Anne Paceo ou l’idée de faire les choses autrement

Anne Paceo © Tanguy Ginter

La sortie d’« Atlantis » est l’occasion de rencontrer une des musiciennes les plus inventives de la scène jazz française. Entretien.

Vous avez un petit peu gardé le même format que « S.H.A.M.A.N.E.S. » au niveau formel, un format chanson, c’était voulu ?
 Anne Paceo : En fait, je ne me dis pas : tiens je vais faire ci ou je vais faire ça ; disons que je me laisse porter par la musique et il se trouve que quand j’ai composé, au final, il y avait pas mal de morceaux où j’entendais des paroles, donc ça s’est imposé à moi. Après, il y a quand même quelques morceaux qui sont instrumentaux avec la voix qui est vraiment là comme un instrument, mais c’est vrai que j’écoute beaucoup de chansons, de la musique folk, beaucoup de pop et l’air de rien, je pense que ça infuse aussi dans ma musique.

« J’aime les mélodies qui restent en tête et j’aime les voix ; alors, quand il y a les deux, c’est le bonheur ! »

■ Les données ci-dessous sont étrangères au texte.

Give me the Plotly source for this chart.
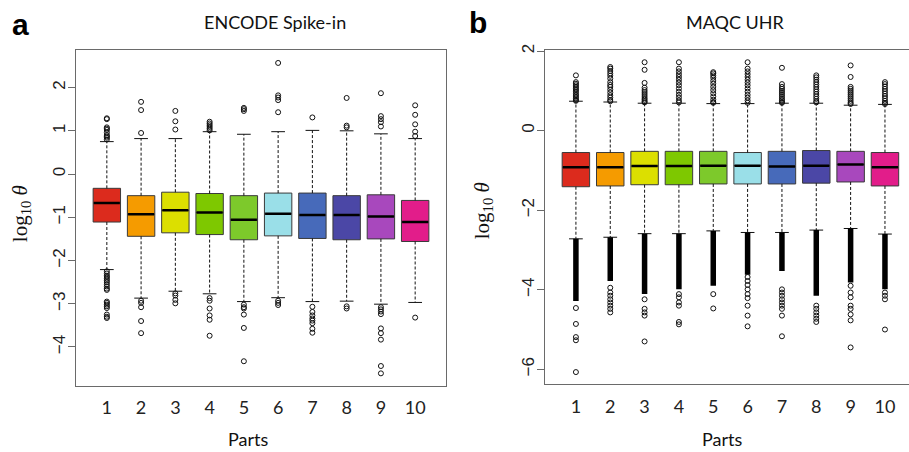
import plotly.graph_objects as go

W, H = 909, 452

parts = [1, 2, 3, 4, 5, 6, 7, 8, 9, 10]
part_labels = ["1", "2", "3", "4", "5", "6", "7", "8", "9", "10"]
colors = ["#DC2B1D", "#F59B00", "#DCDF00", "#7EC800", "#7DC92B",
          "#9ADFE8", "#476ABA", "#4B47A6", "#A848BD", "#E21D8A"]

# ---------------- Panel a: ENCODE Spike-in ----------------
a_q1 = [-1.11, -1.44, -1.36, -1.40, -1.52, -1.43, -1.49, -1.52, -1.50, -1.56]
a_median = [-0.67, -0.93, -0.84, -0.89, -1.06, -0.92, -0.95, -0.95, -0.98, -1.11]
a_q3 = [-0.33, -0.50, -0.42, -0.45, -0.50, -0.44, -0.44, -0.50, -0.48, -0.61]
a_lower = [-2.21, -2.87, -2.71, -2.77, -2.95, -2.86, -2.95, -2.94, -3.01, -2.97]
a_upper = [0.75, 0.82, 0.82, 0.98, 0.92, 0.98, 1.01, 1.00, 0.93, 0.82]
a_out_hi = [
    [1.29, 1.27, 1.08, 1.05, 1.02, 0.96, 0.90, 0.87, 0.84, 0.80],
    [1.67, 1.48, 0.95],
    [1.46, 1.22, 1.03],
    [1.21, 1.17, 1.13, 1.09, 1.05, 1.01],
    [1.53, 1.50, 1.46],
    [2.57, 1.82, 1.77, 1.71, 1.43],
    [1.31],
    [1.76, 1.12, 1.08],
    [1.87, 1.34, 1.27, 1.20, 1.10],
    [1.59, 1.37, 1.15, 0.98, 0.88],
]
a_out_lo = [
    [-2.25, -2.30, -2.35, -2.38, -2.42, -2.46, -2.50, -2.55, -2.60, -2.65, -2.68,
     -2.95, -2.98, -3.02, -3.06, -3.10, -3.25, -3.30, -3.33],
    [-2.93, -2.98, -3.08, -3.40, -3.68],
    [-2.76, -2.81, -2.91, -2.99],
    [-2.87, -2.93, -3.11, -3.27, -3.37, -3.74],
    [-3.02, -3.08, -3.11, -3.25, -3.56, -4.33],
    [-2.93, -2.98, -3.03],
    [-3.07, -3.19, -3.27, -3.34, -3.39, -3.45, -3.58, -3.67],
    [-3.06, -3.11],
    [-3.08, -3.13, -3.18, -3.24, -3.57, -3.68, -3.83, -4.44, -4.61],
    [-3.32],
]

# ---------------- Panel b: MAQC UHR ----------------
b_q1 = [-1.41, -1.39, -1.36, -1.36, -1.34, -1.34, -1.34, -1.32, -1.29, -1.39]
b_median = [-0.92, -0.92, -0.89, -0.89, -0.88, -0.88, -0.90, -0.88, -0.85, -0.92]
b_q3 = [-0.55, -0.55, -0.52, -0.52, -0.52, -0.55, -0.52, -0.50, -0.52, -0.55]
b_lower = [-2.72, -2.68, -2.59, -2.59, -2.52, -2.56, -2.56, -2.50, -2.46, -2.60]
b_upper = [0.74, 0.72, 0.69, 0.69, 0.68, 0.68, 0.69, 0.69, 0.64, 0.66]
# lower end of the solid run of overlapping outliers below each lower whisker
b_dense_lo_end = [-4.28, -3.78, -4.11, -3.99, -3.90, -3.62, -3.53, -4.15, -3.82, -3.99]
b_out_hi = [
    [1.39, 1.22, 1.18, 1.14, 1.10, 1.06, 1.02, 0.98, 0.93, 0.89, 0.85, 0.81, 0.77, 0.75],
    [1.60, 1.56, 1.50, 1.44, 1.38, 1.31, 1.22, 1.15, 1.10, 1.03, 0.96, 0.89, 0.83, 0.77, 0.74],
    [1.72, 1.53, 1.20, 1.08, 1.02, 0.97, 0.92, 0.87, 0.82, 0.78, 0.74, 0.71],
    [1.72, 1.56, 1.49, 1.42, 1.35, 1.28, 1.21, 1.14, 1.06, 0.98, 0.90, 0.83, 0.76, 0.71],
    [1.47, 1.44, 1.39, 1.33, 1.25, 1.18, 1.10, 1.02, 0.94, 0.86, 0.78, 0.72, 0.70],
    [1.72, 1.56, 1.49, 1.42, 1.35, 1.28, 1.21, 1.14, 1.06, 0.98, 0.90, 0.83, 0.76, 0.70],
    [1.58, 1.17, 1.10, 1.05, 1.00, 0.95, 0.90, 0.85, 0.80, 0.76, 0.72, 0.70],
    [1.39, 1.34, 1.28, 1.22, 1.16, 1.10, 1.04, 0.98, 0.92, 0.86, 0.80, 0.74, 0.71],
    [1.64, 1.35, 1.10, 1.05, 1.00, 0.95, 0.90, 0.85, 0.80, 0.75, 0.70, 0.67],
    [1.22, 1.17, 1.11, 1.05, 0.99, 0.93, 0.87, 0.81, 0.75, 0.70, 0.67],
]
b_out_lo = [
    [-4.46, -4.86, -5.19, -5.27, -6.07],
    [-3.95, -4.07, -4.15, -4.24, -4.32, -4.40, -4.48, -4.57],
    [-4.24, -4.48, -4.57, -4.65, -5.30],
    [-4.11, -4.19, -4.32, -4.40, -4.81, -4.87],
    [-4.11, -4.47],
    [-3.68, -3.78, -3.88, -3.99, -4.11, -4.21, -4.40, -4.65, -4.92],
    [-3.99, -4.07, -4.15, -4.24, -4.32, -4.40, -4.48, -4.65, -5.17],
    [-4.40, -4.48, -4.57, -4.65, -4.73, -4.81],
    [-3.90, -4.07, -4.19, -4.40, -4.48, -4.62, -4.77, -5.45],
    [-4.07, -4.15, -4.24, -5.00],
]

titles = ["ENCODE Spike-in", "MAQC UHR"]
panel_letters = ["a", "b"]
x_title = "Parts"
y_title = "log<sub>10</sub> <i>θ</i>"

BOX_W = 0.8
CAP_HALF = 0.2
EDGE = "#3a3a3a"
AXIS = "#6a6a6a"

fig = go.Figure()


def add_panel(xa, ya, q1, med, q3, lo, hi, out_hi, out_lo, dense_end=None):
    for i, p in enumerate(parts):
        fig.add_trace(go.Box(
            x=[p], q1=[q1[i]], median=[med[i]], q3=[q3[i]],
            lowerfence=[q1[i]], upperfence=[q3[i]],
            width=BOX_W, whiskerwidth=0, fillcolor=colors[i],
            line=dict(color=EDGE, width=1), boxpoints=False,
            xaxis=xa, yaxis=ya, showlegend=False, hoverinfo="skip"))
    # dashed whiskers
    wx, wy = [], []
    for i, p in enumerate(parts):
        wx += [p, p, None, p, p, None]
        wy += [q3[i], hi[i], None, q1[i], lo[i], None]
    fig.add_trace(go.Scatter(x=wx, y=wy, mode="lines", xaxis=xa, yaxis=ya,
                             line=dict(color="#111", width=1, dash="3px,2px"),
                             showlegend=False, hoverinfo="skip"))
    # staples
    cx, cy = [], []
    for i, p in enumerate(parts):
        cx += [p - CAP_HALF, p + CAP_HALF, None, p - CAP_HALF, p + CAP_HALF, None]
        cy += [hi[i], hi[i], None, lo[i], lo[i], None]
    fig.add_trace(go.Scatter(x=cx, y=cy, mode="lines", xaxis=xa, yaxis=ya,
                             line=dict(color="#111", width=1),
                             showlegend=False, hoverinfo="skip"))
    # dense outlier runs
    if dense_end is not None:
        dx, dy = [], []
        for i, p in enumerate(parts):
            dx += [p, p, None]
            dy += [lo[i], dense_end[i], None]
        fig.add_trace(go.Scatter(x=dx, y=dy, mode="lines", xaxis=xa, yaxis=ya,
                                 line=dict(color="#000", width=5.5),
                                 showlegend=False, hoverinfo="skip"))
    # outliers
    ox, oy = [], []
    for i, p in enumerate(parts):
        for v in out_hi[i] + out_lo[i]:
            ox.append(p)
            oy.append(v)
    fig.add_trace(go.Scatter(x=ox, y=oy, mode="markers", xaxis=xa, yaxis=ya,
                             marker=dict(symbol="circle-open", size=5,
                                         color="#111", line=dict(width=1)),
                             showlegend=False, hoverinfo="skip"))
    # medians
    mx, my = [], []
    for i, p in enumerate(parts):
        mx += [p - BOX_W / 2 + 0.02, p + BOX_W / 2 - 0.02, None]
        my += [med[i], med[i], None]
    fig.add_trace(go.Scatter(x=mx, y=my, mode="lines", xaxis=xa, yaxis=ya,
                             line=dict(color="#000", width=2.5),
                             showlegend=False, hoverinfo="skip"))


add_panel("x", "y", a_q1, a_median, a_q3, a_lower, a_upper, a_out_hi, a_out_lo)
add_panel("x2", "y2", b_q1, b_median, b_q3, b_lower, b_upper, b_out_hi, b_out_lo,
          b_dense_lo_end)


def px_x(v):
    return v / W


def px_y(v):
    return 1 - v / H


xtick_font = dict(family="Lato, Open Sans, sans-serif", size=18, color="#222")
ytick_font = dict(family="Liberation Sans, Arial, sans-serif", size=17, color="#222")

common_x = dict(tickmode="array", tickvals=parts, ticktext=part_labels,
                ticks="", showgrid=False, zeroline=False, showline=True,
                linecolor=AXIS, linewidth=1, tickfont=xtick_font,
                ticklabelstandoff=6)
common_y = dict(ticks="outside", ticklen=7, tickcolor=AXIS, tickwidth=1,
                showgrid=False, zeroline=False, showline=True, linecolor=AXIS,
                linewidth=1, tickfont=ytick_font, tickangle=-90,
                ticklabelstandoff=-4)

fig.update_layout(
    width=W, height=H,
    margin=dict(l=0, r=0, t=0, b=0),
    paper_bgcolor="white", plot_bgcolor="white",
    boxmode="overlay",
    xaxis=dict(domain=[px_x(76), px_x(446)], range=[0.1, 10.9], mirror=True,
               anchor="y", **common_x),
    yaxis=dict(domain=[px_y(385), px_y(45)], range=[-4.90, 2.86], mirror=True,
               anchor="x", tickvals=[-4, -3, -2, -1, 0, 1, 2], **common_y),
    xaxis2=dict(domain=[px_x(545), 1.0], range=[0.1, 10.7], mirror=True,
                anchor="y2", **common_x),
    yaxis2=dict(domain=[px_y(383.5), px_y(44.5)], range=[-6.38, 2.03], mirror=False,
                anchor="x2", tickvals=[-6, -4, -2, 0, 2], **common_y),
)

ann = []
title_font = dict(family="Lato, Open Sans, sans-serif", size=18, color="#111")
for t, cx in zip(titles, [275, 735]):
    ann.append(dict(text=t, x=px_x(cx), y=px_y(16), xref="paper", yref="paper",
                    showarrow=False, font=title_font, xanchor="center", yanchor="middle"))
for t, cx, cy in zip(panel_letters, [20, 478], [19, 17]):
    ann.append(dict(text="<b>" + t + "</b>", x=px_x(cx), y=px_y(cy), xref="paper",
                    yref="paper", showarrow=False,
                    font=dict(family="Liberation Sans, Arial, sans-serif", size=30,
                              color="#000"),
                    xanchor="center", yanchor="middle"))
for cx in [248, 722]:
    ann.append(dict(text=x_title, x=px_x(cx), y=px_y(439), xref="paper", yref="paper",
                    showarrow=False, font=title_font, xanchor="center", yanchor="middle"))
for cx, cy in [(21, 211), (483, 208)]:
    ann.append(dict(text=y_title, x=px_x(cx), y=px_y(cy), xref="paper", yref="paper",
                    showarrow=False, textangle=-90,
                    font=dict(family="Liberation Serif, serif", size=21, color="#111"),
                    xanchor="center", yanchor="middle"))
fig.update_layout(annotations=ann)

fig.write_html("out.html",
               config={"displayModeBar": False},
               post_script="document.body.style.margin='0';"
                           "document.body.style.overflow='hidden';")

Qu’est-ce qui vous inspire dans le folk et la pop ?

 A.P. : J’aime les mélodies qui restent en tête et j’aime les voix ; alors, quand il y a les deux, c’est le bonheur. Sur ce disque j’entendais des mélodies puis j’ai entendu des voix. Je pense, par exemple, à Piers Faccini que j’ai invité. En fait quand j’ai composé j’entendais vraiment sa voix dans ma tête. Mais je reste quand même aussi une improvisatrice, j’aime l’improvisation. Sur un disque en général, les choses sont fixées mais en fait sur celui-ci, il y a beaucoup de choses qui sont complètement improvisées. C’est hyper produit, mais il y a beaucoup de moments où il y a de l’impro collective. Je reste très attachée au jazz mais j’aime aussi les belles chansons. D’ailleurs, ce qui est marrant, c’est quand même que les standards de jazz ce sont des chansons de Broadway… J’ai envie de dire que la boucle est bouclée.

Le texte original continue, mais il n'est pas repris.